A 10-member Imperial Household Council chaired by Prime Minister Shinzo Abe and including lawmakers, royals and supreme court justices agreed on the timing in a meeting on Friday.

The government was required by law to hear the council’s views before formally deciding the date, most likely next week.

The octogenarian Akihito will be succeeded by his heir, 57-year-old Crown Prince Naruhito.

“This is the first abdication by an emperor in 200 years and the first under the (post-war) constitution,” Abe told reporters after announcing the panel’s recommendation.

“I feel deep emotion that today, the opinion of the Imperial Household Council was smoothly decided and a big step was taken toward the imperial succession.”

Once considered divine, Japan’s emperor is defined in the post-war constitution as a “symbol of the state and of the unity of the people”, but has no political power.

Tokyo commuters snap up a special newspaper edition announcing Akihito’s decision to abdicate, something that hasn’t happened in more than two centuries.

Akihito, along with Empress Michiko, has spent much of his time on the throne trying to address the legacy of World War Two, which was fought in his father Hirohito’s name, and consoling victims of disasters or other woes.
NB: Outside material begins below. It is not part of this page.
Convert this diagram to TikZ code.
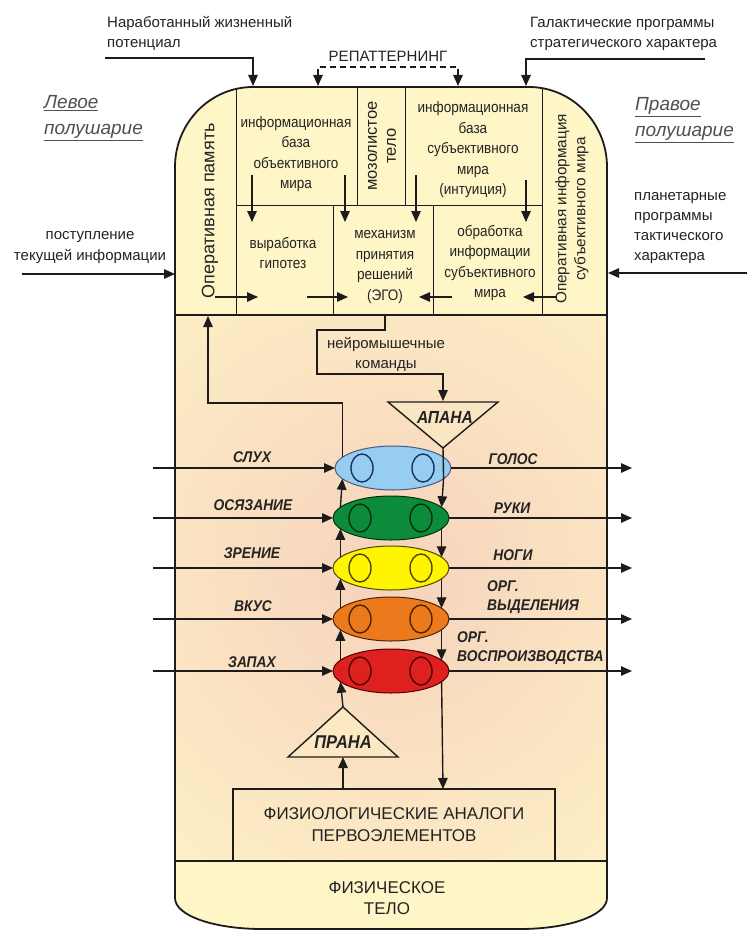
\documentclass[tikz,border=0pt]{standalone}
\usepackage{fontspec}
\setmainfont{Liberation Sans}
\newfontfamily\narrowfont[FakeStretch=0.89]{Liberation Sans}
\usetikzlibrary{arrows.meta,shapes.geometric}
\definecolor{cream}{RGB}{255,246,200}
\definecolor{glow}{RGB}{246,210,188}
\definecolor{ink}{RGB}{30,27,28}
\definecolor{txt}{RGB}{35,35,35}
\definecolor{hemi}{RGB}{80,80,80}
\definecolor{cblue}{RGB}{150,205,240}
\definecolor{cbluel}{RGB}{25,50,100}
\definecolor{cgreen}{RGB}{12,140,58}
\definecolor{cgreenl}{RGB}{0,50,18}
\definecolor{cyellow}{RGB}{255,245,0}
\definecolor{cyellowl}{RGB}{80,70,0}
\definecolor{corange}{RGB}{236,122,28}
\definecolor{corangel}{RGB}{80,35,0}
\definecolor{cred}{RGB}{222,32,30}
\definecolor{credl}{RGB}{80,0,0}
\begin{document}
\begin{tikzpicture}[x=1pt,y=-1pt,
  tip/.style={-{Triangle[length=11pt,width=9.5pt]}},
  arr/.style={tip, line width=1.4pt, draw=ink},
  ln/.style={line width=1.4pt, draw=ink},
  thinln/.style={line width=1pt, draw=ink},
  lbl/.style={text=txt, inner sep=0pt, align=center, font=\fontsize{15}{20}\selectfont},
  inbox/.style={text=txt, inner sep=0pt, align=center, font=\narrowfont\fontsize{15.2}{20.5}\selectfont},
  rot/.style={text=txt, inner sep=0pt, align=center, rotate=90, font=\fontsize{16.5}{19}\selectfont},
  hemilbl/.style={text=hemi, inner sep=0pt, align=left, font=\fontsize{19}{26}\selectfont\itshape},
  sense/.style={text=txt, inner sep=0pt, align=left, font=\narrowfont\fontsize{15.5}{19.5}\selectfont\bfseries\itshape},
  chakra/.style={ellipse, minimum width=116pt, minimum height=44pt, inner sep=0pt, outer sep=0pt, line width=1pt},
  eye/.style={ellipse, minimum width=22pt, minimum height=28pt, inner sep=0pt, line width=1.4pt},
]
\useasboundingbox (0,0) rectangle (747,931);

% ---------- body fill ----------
\path[fill=cream] (175,315) -- (175,167) .. controls (175,123) and (210,87) .. (253,87)
  -- (529,87) .. controls (572,87) and (607,123) .. (607,167) -- (607,898)
  .. controls (607,916) and (567,929) .. (520,929) -- (262,929)
  .. controls (215,929) and (175,916) .. (175,898) -- cycle;
\begin{scope}
  \clip (175,315) rectangle (607,861);
  \shade[inner color=glow, outer color=cream] (392,575) circle (440);
\end{scope}

% ---------- brain compartments ----------
\draw[thinln] (236,89) -- (236,315);
\draw[thinln] (542,88) -- (542,315);
\draw[thinln] (357,87) -- (357,205);
\draw[thinln] (405,87) -- (405,205);
\draw[thinln] (236,205) -- (542,205);
\draw[thinln] (333,205) -- (333,315);
\draw[thinln] (433,205) -- (433,315);

% outline
\draw[line width=1.8pt, ink] (175,315) -- (175,167) .. controls (175,123) and (210,87) .. (253,87)
  -- (529,87) .. controls (572,87) and (607,123) .. (607,167) -- (607,898)
  .. controls (607,916) and (567,929) .. (520,929) -- (262,929)
  .. controls (215,929) and (175,916) .. (175,898) -- cycle;
\draw[line width=1.8pt, ink] (175,315) -- (607,315);
\draw[line width=1.8pt, ink] (175,861) -- (607,861);

% texts in compartments
\node[rot, font=\fontsize{18}{19}\selectfont] (opmem) at (210,211) {Оперативная память};
\node[rot, font=\fontsize{15.3}{19}\selectfont] (opinf) at (572,209) {Оперативная информация\\субъективного мира};
\node[rot] (mozol) at (382,146) {мозолистое\\тело};
\node[inbox] (objbase) at (296,154) {информационная\\база\\объективного\\мира};
\node[inbox] (subbase) at (473,150) {информационная\\база\\субъективного\\мира\\(интуиция)};
\node[inbox] (hypo) at (283,253) {выработка\\гипотез};
\node[inbox] (ego) at (385,267) {механизм\\принятия\\решений\\(ЭГО)};
\node[inbox] (proc) at (490,263) {обработка\\информации\\субъективного\\мира};

% arrows inside brain
\coordinate (a1s) at (252,175); \coordinate (a1e) at (252,222);
\coordinate (a2s) at (345,175); \coordinate (a2e) at (345,222);
\coordinate (a3s) at (416,175); \coordinate (a3e) at (416,222);
\coordinate (a4s) at (526,180); \coordinate (a4e) at (526,222);
\draw[arr] (a1s) -- (a1e);
\draw[arr] (a2s) -- (a2e);
\draw[arr] (a3s) -- (a3e);
\draw[arr] (a4s) -- (a4e);
\coordinate (h1s) at (215,297); \coordinate (h1e) at (258,297);
\coordinate (h2s) at (307,297); \coordinate (h2e) at (348,297);
\coordinate (h3s) at (452,297); \coordinate (h3e) at (419,297);
\coordinate (h4s) at (557,297); \coordinate (h4e) at (523,297);
\draw[arr] (h1s) -- (h1e);
\draw[arr] (h2s) -- (h2e);
\draw[arr] (h3s) -- (h3e);
\draw[arr] (h4s) -- (h4e);

% ---------- outer labels ----------
\node[lbl, align=left, anchor=west] (potent) at (107,33) {Наработанный жизненный\\потенциал};
\node[lbl, align=left, anchor=west] (galact) at (530,34) {Галактические программы\\стратегического характера};
\coordinate (pl) at (105,58); \coordinate (pt) at (253,86);
\draw[arr] (pl) -| (pt);
\coordinate (gl) at (705,59); \coordinate (gt) at (526,86);
\draw[arr] (gl) -| (gt);

\node[lbl] (repat) at (388,56) {РЕПАТТЕРНИНГ};
\coordinate (r1) at (318,86); \coordinate (r2) at (458,86);
\draw[line width=1.4pt, ink, dash pattern=on 6pt off 4pt, {Triangle[length=11pt,width=9.5pt]}-{Triangle[length=11pt,width=9.5pt]}]
  (r1) -- (318,67) -- (458,67) -- (r2);

\node[hemilbl, anchor=west] (left) at (44,118) {\underline{Левое}\\\underline{полушарие}};
\node[hemilbl, anchor=west] (right) at (635,120) {\underline{Правое}\\\underline{полушарие}};

\node[lbl, font=\fontsize{15}{21}\selectfont] (inflow) at (90,248) {поступление\\текущей информации};
\coordinate (inl) at (22,274); \coordinate (inr) at (175,274);
\draw[arr] (inl) -- (inr);
\node[lbl, align=left, anchor=west, font=\fontsize{15}{19.7}\selectfont] (planet) at (634,228) {планетарные\\программы\\тактического\\характера};
\coordinate (plr) at (747,273); \coordinate (pll) at (608,273);
\draw[arr] (plr) -- (pll);

% ---------- chakras ----------
\node[chakra, fill=cblue, draw=cbluel!80] (c1) at (393,468) {};
\node[chakra, fill=cgreen, draw=cgreenl] (c2) at (391,518) {};
\node[chakra, fill=cyellow, draw=cyellowl] (c3) at (391,568) {};
\node[chakra, fill=corange, draw=corangel] (c4) at (391,619) {};
\node[chakra, fill=cred, draw=credl] (c5) at (391,671) {};
\path (c1) ++(-31,0) node[eye, draw=cbluel] (e1l) {} (c1) ++(30,0) node[eye, draw=cbluel] (e1r) {};
\path (c2) ++(-31,0) node[eye, draw=cgreenl] (e2l) {} (c2) ++(30,0) node[eye, draw=cgreenl] (e2r) {};
\path (c3) ++(-31,0) node[eye, draw=cyellowl] (e3l) {} (c3) ++(30,0) node[eye, draw=cyellowl] (e3r) {};
\path (c4) ++(-31,0) node[eye, draw=corangel] (e4l) {} (c4) ++(30,0) node[eye, draw=corangel] (e4r) {};
\path (c5) ++(-31,0) node[eye, draw=credl] (e5l) {} (c5) ++(30,0) node[eye, draw=credl] (e5r) {};

% spines
\draw[arr] (c2.168) -- (c1.192);
\draw[arr] (c3.168) -- (c2.192);
\draw[arr] (c4.168) -- (c3.192);
\draw[arr] (c5.168) -- (c4.192);
\draw[arr] (c1.-12) -- (c2.12);
\draw[arr] (c2.-12) -- (c3.12);
\draw[arr] (c3.-12) -- (c4.12);
\draw[arr] (c4.-12) -- (c5.12);

% apana
\coordinate (apL) at (388,402); \coordinate (apR) at (498,402); \coordinate (apB) at (443,448);
\draw[ln, fill=cream!55!glow] (apL) -- (apR) -- (apB) -- cycle;
\node[sense, font=\narrowfont\fontsize{17.5}{19.5}\selectfont\bfseries\itshape] (apana) at (445,417) {АПАНА};
\draw[ln] (apB) -- (c1.-12);

% prana
\coordinate (prT) at (343,707); \coordinate (prL) at (288,757); \coordinate (prR) at (398,757);
\draw[ln, fill=cream!65!glow] (prL) -- (prR) -- (prT) -- cycle;
\node[sense, font=\narrowfont\fontsize{18.5}{19.5}\selectfont\bfseries\itshape] (prana) at (343,742) {ПРАНА};
\draw[arr] (prT) -- (c5.192);

% neuro commands path
\coordinate (egoB) at (385,315);
\coordinate (nmA) at (443,401);
\draw[arr] (egoB) -- (385,330) -- (317,330) -- (317,374) -- (443,374) -- (nmA);
\node[lbl] (neuro) at (386,354) {нейромышечные\\команды};

% feedback path to operative memory
\coordinate (fbT) at (208,316);
\draw[arr] (c1.168) |- (208,403) -- (fbT);

% physiological box
\node[draw=ink, line width=1.4pt, minimum width=322pt, minimum height=72pt, inner sep=0pt, outer sep=0pt,
      text=txt, align=center, font=\fontsize{17}{22}\selectfont] (phys) at (394,825) {ФИЗИОЛОГИЧЕСКИЕ АНАЛОГИ\\ПЕРВОЭЛЕМЕНТОВ};
\draw[arr] (phys.north -| prT) -- (prT |- prL);
\draw[arr] (c5.-12) -- (phys.north -| apB);

\node[lbl, font=\fontsize{17}{21}\selectfont] (body) at (387,898) {ФИЗИЧЕСКОЕ\\ТЕЛО};

% senses in
\coordinate (s1) at (153,468); \coordinate (s2) at (153,518); \coordinate (s3) at (153,568);
\coordinate (s4) at (153,619); \coordinate (s5) at (153,671);
\draw[arr] (s1) -- (c1.west);
\draw[arr] (s2) -- (c2.west);
\draw[arr] (s3) -- (c3.west);
\draw[arr] (s4) -- (c4.west);
\draw[arr] (s5) -- (c5.west);
\node[sense] (sluh) at (252,457) {СЛУХ};
\node[sense] (osyaz) at (253,505) {ОСЯЗАНИЕ};
\node[sense] (zren) at (252,553) {ЗРЕНИЕ};
\node[sense] (vkus) at (253,606) {ВКУС};
\node[sense] (zapah) at (252,662) {ЗАПАХ};

% outputs
\coordinate (o1) at (632,468); \coordinate (o2) at (632,518); \coordinate (o3) at (632,568);
\coordinate (o4) at (632,619); \coordinate (o5) at (632,671);
\draw[arr] (c1.east) -- (o1);
\draw[arr] (c2.east) -- (o2);
\draw[arr] (c3.east) -- (o3);
\draw[arr] (c4.east) -- (o4);
\draw[arr] (c5.east) -- (o5);
\node[sense] (golos) at (513,459) {ГОЛОС};
\node[sense] (ruki) at (512,508) {РУКИ};
\node[sense] (nogi) at (513,555) {НОГИ};
\node[sense, anchor=west] (vyd) at (487,597) {ОРГ.\\ВЫДЕЛЕНИЯ};
\node[sense, anchor=west] (vospr) at (457,648) {ОРГ.\\ВОСПРОИЗВОДСТВА};
\end{tikzpicture}
\end{document}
He is widely respected by many average Japanese.

“Both the emperor and empress thought tirelessly about the people,” said 72-year-old care-giver Taeko Ito. “Now he is elderly and I wish from my heart that he can have a rest.”

In Tokyo and across the country the announcement made jaws drop, prompting special editions of newspapers and dominating television and radio bulletins.

Akihito and Michiko, the first commoner to wed a Japanese monarch, have worked to reconcile relations across Asia, which suffered from Japan’s aggression before and during World War Two, with numerous visits abroad.

In 1992, he became the first Japanese monarch in living memory to visit China, where bitter memories of the war run deep. During that visit the emperor said he “deeply deplored” an “unfortunate period in which my country inflicted great suffering on the people of China”.

Akihito has also consistently urged the Japanese people never to forget the horrors of war, remarks that have garnered increased attention since Abe took office in 2012 and sought to adopt a less apologetic tone over Japan’s past military aggression.